Asked by one of the congressmen present whether the Islamic State group was exporting oil to Turkey, Abdullah replied: ”Absolutely.”
Hardly European friendly as Turkey seems to be not only blackmailing Europe over the refugees but also enabling the terrorism inside Europe…..not a problem for the BBC of course…The BBC’s European ‘militant’ freedom fighter, another man’s terrorist.
Speaking of whch….the Easter Rising in 1916…getting lots of favourable, almost admiring coverage on the BBC, though the IRA has always had BBC journos eating out of their hands. Ah the romance of the Oirish rebel….for sure Nick Robinson on the Today programme suggested that the Rising lit a fuse that led to decades of sectarian violence but that was brushed aside by the Irish politicians and Robinson managed to travel a parallel path paying lip service to the violence and the victims whilst ‘celebrating’ the Rising and the freedom from the ‘occupiers and oppressors’ as he put it.
No such tide of positive coverage for other momentous British events such as Trafalgar or Waterloo. Waterloo was in fact attacked by the BBC which even blamed it for the rise of Hitler and then there were the insults to those of Bomber Command by saying they were war criminals worse than the Third Reich, in very one sided programmes about the bombing of Germany.
What was interesting though was how Irish poet and writer Theo Dorgan described the Rising [08:56] and the motivation behind it…not a narrative the BBC likes unless coming from the mouths of the romantic rebel whose violent nationalism is somehow acceptable….
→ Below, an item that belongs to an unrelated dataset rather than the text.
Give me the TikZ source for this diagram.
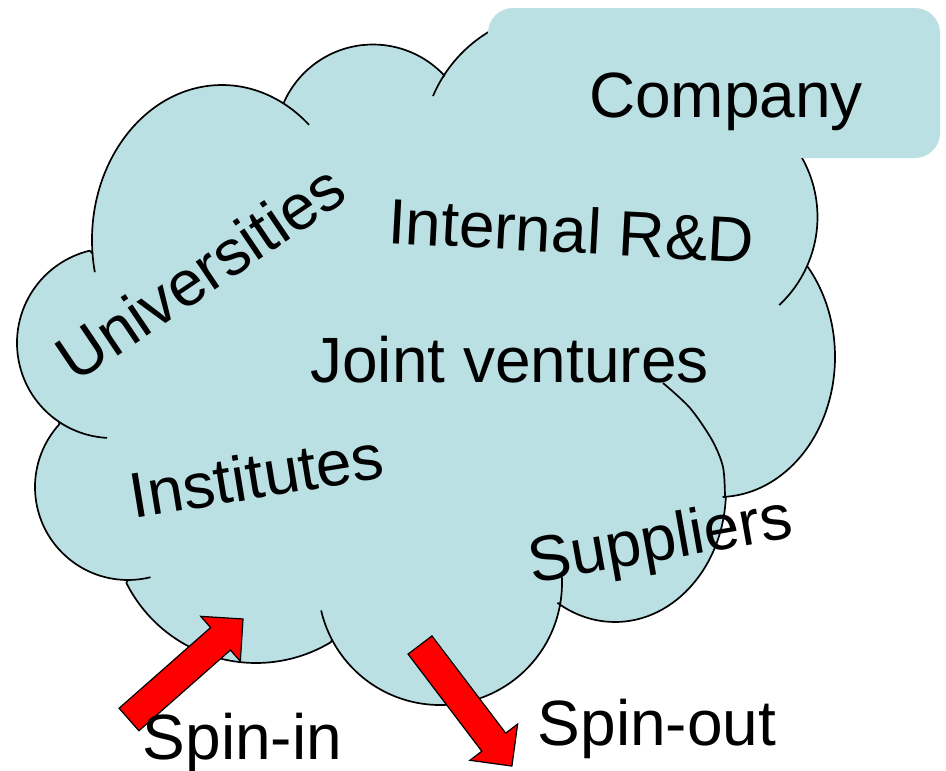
\documentclass[tikz,border=0pt]{standalone}
\usepackage{fontspec}
\setmainfont{Liberation Sans}
\definecolor{cloudc}{RGB}{187,224,227}
\tikzset{
  cloudshape/.style={fill=cloudc, draw=black, line width=1.7pt, line join=round},
  innerarc/.style={draw=black, line width=1.7pt},
  companybox/.style={fill=cloudc, rounded corners=25pt},
  redarrow/.style={fill=red, draw=black, line width=1.2pt, line join=miter},
  lbl/.style={font=\fontsize{64}{64}\selectfont, inner sep=0pt, anchor=base, text=black},
}
\begin{document}
\begin{tikzpicture}[x=1pt,y=-1pt]
\useasboundingbox (0,0) rectangle (946,771);
\fill[white] (0,0) rectangle (946,771);
% cloud outline: one arc per lobe, clockwise
\path[cloudshape]
  ([shift={(-45:120.5)}]697,217) arc[start angle=-45, end angle=24.5, radius=120.5]
  -- ([shift={(-40:116 and 140)}]719,357) arc[start angle=-40, end angle=88, x radius=116, y radius=140]
  -- ([shift={(3:111 and 132)}]615,490) arc[start angle=3, end angle=121, x radius=111, y radius=132]
  -- ([shift={(9.6:122)}]440,583) arc[start angle=9.6, end angle=152.2, radius=122]
  -- ([shift={(59:145)}]256,518) arc[start angle=59, end angle=153.4, radius=145]
  -- ([shift={(90:93)}]128,487) arc[start angle=90, end angle=222.4, radius=93]
  -- ([shift={(124:95)}]112,343) arc[start angle=124, end angle=256.4, radius=95]
  -- ([shift={(175:130 and 155)}]222,240) arc[start angle=175, end angle=298, x radius=130, y radius=155]
  -- ([shift={(203.4:97.5)}]373,142) arc[start angle=203.4, end angle=317.1, radius=97.5]
  -- ([shift={(212:138)}]560,150) arc[start angle=212, end angle=250, radius=138]
  -- (700,30) -- cycle;
% inner arcs of the cloud
\draw[innerarc] ([shift={(298:130 and 155)}]222,240) arc[start angle=298, end angle=312, x radius=130, y radius=155];
\draw[innerarc] ([shift={(203:138)}]560,150) arc[start angle=203, end angle=212, radius=138];
\draw[innerarc] ([shift={(168:130 and 155)}]222,240) arc[start angle=168, end angle=175, x radius=130, y radius=155];
\draw[innerarc] ([shift={(93:95)}]112,343) arc[start angle=93, end angle=124, radius=95];
\draw[innerarc] ([shift={(76:93)}]128,487) arc[start angle=76, end angle=90, radius=93];
\draw[innerarc] ([shift={(152.2:122)}]440,583) arc[start angle=152.2, end angle=167, radius=122];
\draw[innerarc] ([shift={(-3:122)}]440,583) arc[start angle=-3, end angle=9.6, radius=122];
\draw[innerarc] plot[smooth] coordinates {(725,497) (723,467) (712,440) (690,408) (663,383)};
\draw[innerarc] ([shift={(24.5:120.5)}]697,217) arc[start angle=24.5, end angle=47, radius=120.5];
% company box
\fill[companybox] (488,8) rectangle (940,158);
% arrows
\draw[redarrow, shift={(129,719.5)}, rotate=41.4]
  (0,-15) -- (122,-15) -- (122,-30) -- (152,0) -- (122,30) -- (122,15) -- (0,15) -- cycle;
\draw[redarrow, shift={(420,645)}, rotate=-52.8]
  (0,-15) -- (122,-15) -- (122,-30) -- (152,0) -- (122,30) -- (122,15) -- (0,15) -- cycle;
% labels
\node[lbl] (company) at (726,117) {Company};
\node[lbl, rotate=-3.1] (rnd) at (570,253) {Internal R\&D};
\node[lbl, rotate=34] (univ) at (213,291.5) {Universities};
\node[lbl] (jv) at (509.5,382) {Joint ventures};
\node[lbl, rotate=9.3] (inst) at (260,498) {Institutes};
\node[lbl, rotate=10] (supp) at (663.5,560) {Suppliers};
\node[lbl] (spinin) at (242.5,759) {Spin-in};
\node[lbl] (spinout) at (657,745) {Spin-out};
\end{tikzpicture}
\end{document}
The project of national identity will always inspire any citizenry and the poets. You have to understand the Rising as a cultural gesture…they hoped to spark the imagination of the people and make them realise liberty and independence were possible.
They held out a vision of independence and quite against all the odds they succeeded. The repossession of a national language, the repossession of a national identity and pride in a culture which had been treated as subaltern, to speak from the heart of your own culture is to speak from the most absolute form of liberty imagineable and that’s what the Rising was, it was a kind of lightning conductor for power and energy that had been gathering at cultural levels. I’m talking about suffragism, I’m talking about pacifism as well as military insurrection. All of these currents were lively and powerful.
We can shape and imagine a new future for ourselves.
Curious that this poet eulogising the violence of glorious insurrection that led to freedom and independence should finish by attacking UKIP and the amiable Nigel Farage.
Curious that the BBC also hates anyone who expresses nationalist ideas, UKIP or the EDL or any ‘little Englander’, whilst adoring the IRA and the SNP or indeed any Muslim terrorist who fights to set up a caliphate free from Western oppression.
Perhaps that is what the Brexit campaign needs…less on the economy more on the passion and vision of independence and liberty…Britain shaping the future for itself.
Boris’ time has come perhaps. Can he fill the Churchillian boots with the grand, inspirational oratory and dodge the outrageous BBC slings and arrows?